:: THE EXERCISE ::
Set all the material down again unchanged, without the pictures.

:: DATA SEGMENT ::

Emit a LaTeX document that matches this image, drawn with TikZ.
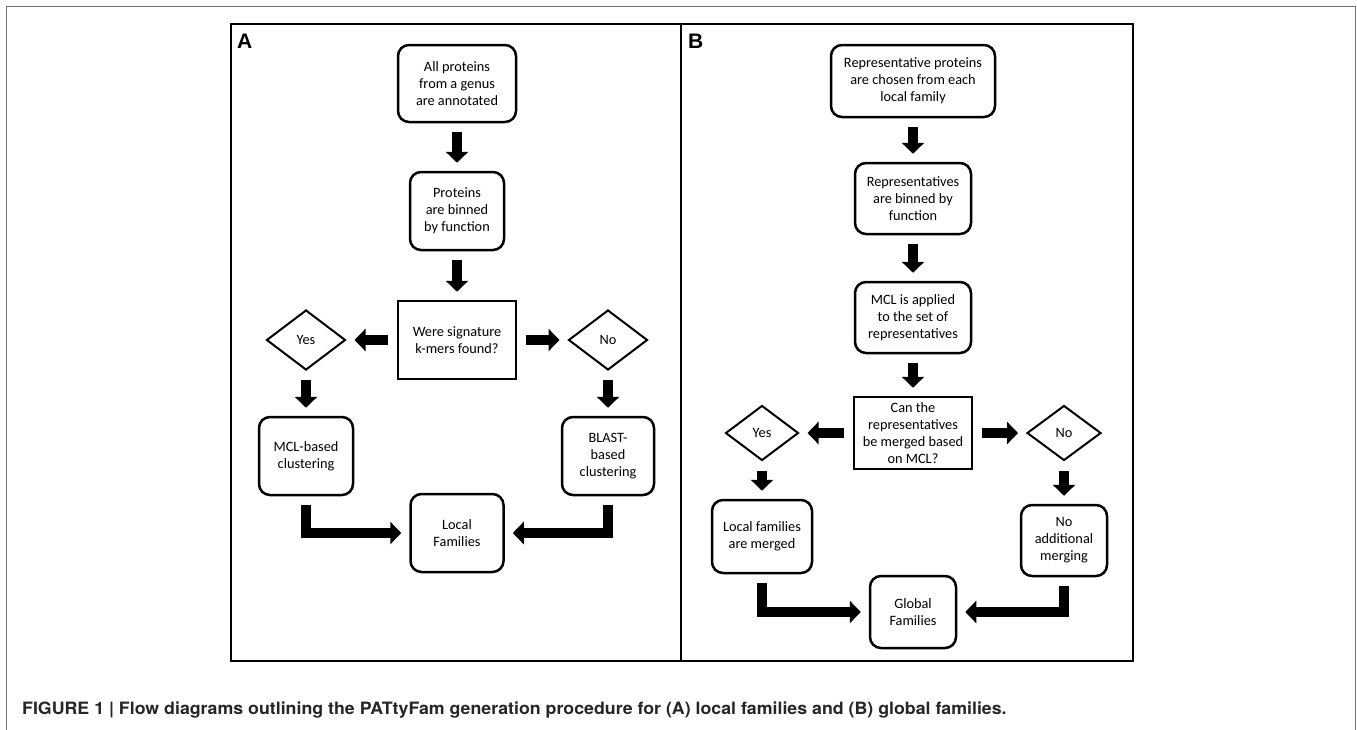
\documentclass[tikz,border=0pt]{standalone}
\usepackage{fontspec}
\setmainfont{Carlito}
\newfontfamily\headfont{Liberation Sans}
\newfontfamily\capfont{TeX Gyre Heros}
\usetikzlibrary{arrows.meta,shapes.geometric}

\begin{document}
\begin{tikzpicture}[x=1pt,y=-1pt,
    fat/.style={line width=10.5pt,-{Triangle[width=22pt,length=11pt]},shorten <=9pt,shorten >=8pt},
    box/.style={draw,line width=2.5pt,rounded corners=11pt,align=center,inner sep=2pt,font=\fontsize{14.3}{17}\selectfont},
    ask/.style={box,sharp corners},
    dia/.style={draw,diamond,line width=2pt,inner sep=0pt,font=\fontsize{14.3}{17}\selectfont},
    panel/.style={font=\headfont\bfseries\fontsize{21}{21}\selectfont,inner sep=0pt,anchor=base west}]
    \useasboundingbox (0,0) rectangle (1357,729);
    \draw[black!55,line width=1pt] (6,745) -- (6,6) -- (1355,6) -- (1355,745);
    \draw[line width=2pt] (231,24) rectangle (1133,661);
    \draw[line width=2pt] (681,24) -- (681,661);
    \node[panel] (P_A) at (237,48) {A};
    \node[panel] (P_B) at (688,48) {B};
    % panel A
    \node[box,minimum width=118pt,minimum height=77pt] (A_0) at (457,83.5) {All proteins\\from a genus\\are annotated};
    \node[box,minimum width=94pt,minimum height=78pt] (A_1) at (457,211) {Proteins\\are binned\\by function};
    \node[ask,minimum width=118pt,minimum height=78pt] (A_2) at (457,340) {Were signature\\k-mers found?};
    \node[dia,minimum width=79pt,minimum height=60pt] (A_3) at (306,340) {Yes};
    \node[dia,minimum width=79pt,minimum height=60pt] (A_4) at (608,340) {No};
    \node[box,minimum width=94pt,minimum height=78pt] (A_5) at (306,456) {MCL-based\\clustering};
    \node[box,minimum width=92pt,minimum height=78pt] (A_6) at (608,456) {BLAST-\\based\\clustering};
    \node[box,minimum width=93pt,minimum height=78pt] (A_7) at (457,533) {Local\\Families};
    \draw[fat] (A_0) -- (A_1);
    \draw[fat] (A_1) -- (A_2);
    \draw[fat] (A_2) -- (A_3);
    \draw[fat] (A_2) -- (A_4);
    \draw[fat] (A_3) -- (A_5);
    \draw[fat] (A_4) -- (A_6);
    \draw[fat] (A_5) |- (A_7);
    \draw[fat] (A_6) |- (A_7);
    % panel B
    \node[box,minimum width=164pt,minimum height=72pt] (B_0) at (913,81) {Representative proteins\\are chosen from each\\local family};
    \node[box,minimum width=116pt,minimum height=71pt] (B_1) at (913,198.5) {Representatives\\are binned by\\function};
    \node[box,minimum width=116pt,minimum height=71pt] (B_2) at (913,317.5) {MCL is applied\\to the set of\\representatives};
    \node[ask,minimum width=118pt,minimum height=72pt,inner sep=1pt] (B_3) at (913,433) {Can the\\representatives\\be merged based\\on MCL?};
    \node[dia,minimum width=73pt,minimum height=55pt] (B_4) at (762,433) {Yes};
    \node[dia,minimum width=74pt,minimum height=55pt] (B_5) at (1064,433) {No};
    \node[box,minimum width=100pt,minimum height=73pt] (B_6) at (762,536.5) {Local families\\are merged};
    \node[box,minimum width=86pt,minimum height=71pt] (B_7) at (1064,540.5) {No\\additional\\merging};
    \node[box,minimum width=86pt,minimum height=72pt] (B_8) at (913,612) {Global\\Families};
    \draw[fat] (B_0) -- (B_1);
    \draw[fat] (B_1) -- (B_2);
    \draw[fat] (B_2) -- (B_3);
    \draw[fat] (B_3) -- (B_4);
    \draw[fat] (B_3) -- (B_5);
    \draw[fat] (B_4) -- (B_6);
    \draw[fat] (B_5) -- (B_7);
    \draw[fat] (B_6) |- (B_8);
    \draw[fat] (B_7) |- (B_8);
    \node[anchor=base west,inner sep=0pt,text=black!85,font=\capfont\bfseries\fontsize{17}{20}\selectfont] (cap) at (22,714)
        {\scalebox{1.045}[1]{FIGURE 1 | Flow diagrams outlining the PATtyFam generation procedure for (A) local families and (B) global families.}};
\end{tikzpicture}
\end{document}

:: RESPONSE ::
Emit a LaTeX document that matches this image, drawn with TikZ.
\documentclass[tikz,border=0pt]{standalone}
\usepackage{fontspec}
\setmainfont{Carlito}
\newfontfamily\headfont{Liberation Sans}
\newfontfamily\capfont{TeX Gyre Heros}
\usetikzlibrary{arrows.meta,shapes.geometric}

\begin{document}
\begin{tikzpicture}[x=1pt,y=-1pt,
    fat/.style={line width=10.5pt,-{Triangle[width=22pt,length=11pt]},shorten <=9pt,shorten >=8pt},
    box/.style={draw,line width=2.5pt,rounded corners=11pt,align=center,inner sep=2pt,font=\fontsize{14.3}{17}\selectfont},
    ask/.style={box,sharp corners},
    dia/.style={draw,diamond,line width=2pt,inner sep=0pt,font=\fontsize{14.3}{17}\selectfont},
    panel/.style={font=\headfont\bfseries\fontsize{21}{21}\selectfont,inner sep=0pt,anchor=base west}]
    \useasboundingbox (0,0) rectangle (1357,729);
    \draw[black!55,line width=1pt] (6,745) -- (6,6) -- (1355,6) -- (1355,745);
    \draw[line width=2pt] (231,24) rectangle (1133,661);
    \draw[line width=2pt] (681,24) -- (681,661);
    \node[panel] (P_A) at (237,48) {A};
    \node[panel] (P_B) at (688,48) {B};
    % panel A
    \node[box,minimum width=118pt,minimum height=77pt] (A_0) at (457,83.5) {All proteins\\from a genus\\are annotated};
    \node[box,minimum width=94pt,minimum height=78pt] (A_1) at (457,211) {Proteins\\are binned\\by function};
    \node[ask,minimum width=118pt,minimum height=78pt] (A_2) at (457,340) {Were signature\\k-mers found?};
    \node[dia,minimum width=79pt,minimum height=60pt] (A_3) at (306,340) {Yes};
    \node[dia,minimum width=79pt,minimum height=60pt] (A_4) at (608,340) {No};
    \node[box,minimum width=94pt,minimum height=78pt] (A_5) at (306,456) {MCL-based\\clustering};
    \node[box,minimum width=92pt,minimum height=78pt] (A_6) at (608,456) {BLAST-\\based\\clustering};
    \node[box,minimum width=93pt,minimum height=78pt] (A_7) at (457,533) {Local\\Families};
    \draw[fat] (A_0) -- (A_1);
    \draw[fat] (A_1) -- (A_2);
    \draw[fat] (A_2) -- (A_3);
    \draw[fat] (A_2) -- (A_4);
    \draw[fat] (A_3) -- (A_5);
    \draw[fat] (A_4) -- (A_6);
    \draw[fat] (A_5) |- (A_7);
    \draw[fat] (A_6) |- (A_7);
    % panel B
    \node[box,minimum width=164pt,minimum height=72pt] (B_0) at (913,81) {Representative proteins\\are chosen from each\\local family};
    \node[box,minimum width=116pt,minimum height=71pt] (B_1) at (913,198.5) {Representatives\\are binned by\\function};
    \node[box,minimum width=116pt,minimum height=71pt] (B_2) at (913,317.5) {MCL is applied\\to the set of\\representatives};
    \node[ask,minimum width=118pt,minimum height=72pt,inner sep=1pt] (B_3) at (913,433) {Can the\\representatives\\be merged based\\on MCL?};
    \node[dia,minimum width=73pt,minimum height=55pt] (B_4) at (762,433) {Yes};
    \node[dia,minimum width=74pt,minimum height=55pt] (B_5) at (1064,433) {No};
    \node[box,minimum width=100pt,minimum height=73pt] (B_6) at (762,536.5) {Local families\\are merged};
    \node[box,minimum width=86pt,minimum height=71pt] (B_7) at (1064,540.5) {No\\additional\\merging};
    \node[box,minimum width=86pt,minimum height=72pt] (B_8) at (913,612) {Global\\Families};
    \draw[fat] (B_0) -- (B_1);
    \draw[fat] (B_1) -- (B_2);
    \draw[fat] (B_2) -- (B_3);
    \draw[fat] (B_3) -- (B_4);
    \draw[fat] (B_3) -- (B_5);
    \draw[fat] (B_4) -- (B_6);
    \draw[fat] (B_5) -- (B_7);
    \draw[fat] (B_6) |- (B_8);
    \draw[fat] (B_7) |- (B_8);
    \node[anchor=base west,inner sep=0pt,text=black!85,font=\capfont\bfseries\fontsize{17}{20}\selectfont] (cap) at (22,714)
        {\scalebox{1.045}[1]{FIGURE 1 | Flow diagrams outlining the PATtyFam generation procedure for (A) local families and (B) global families.}};
\end{tikzpicture}
\end{document}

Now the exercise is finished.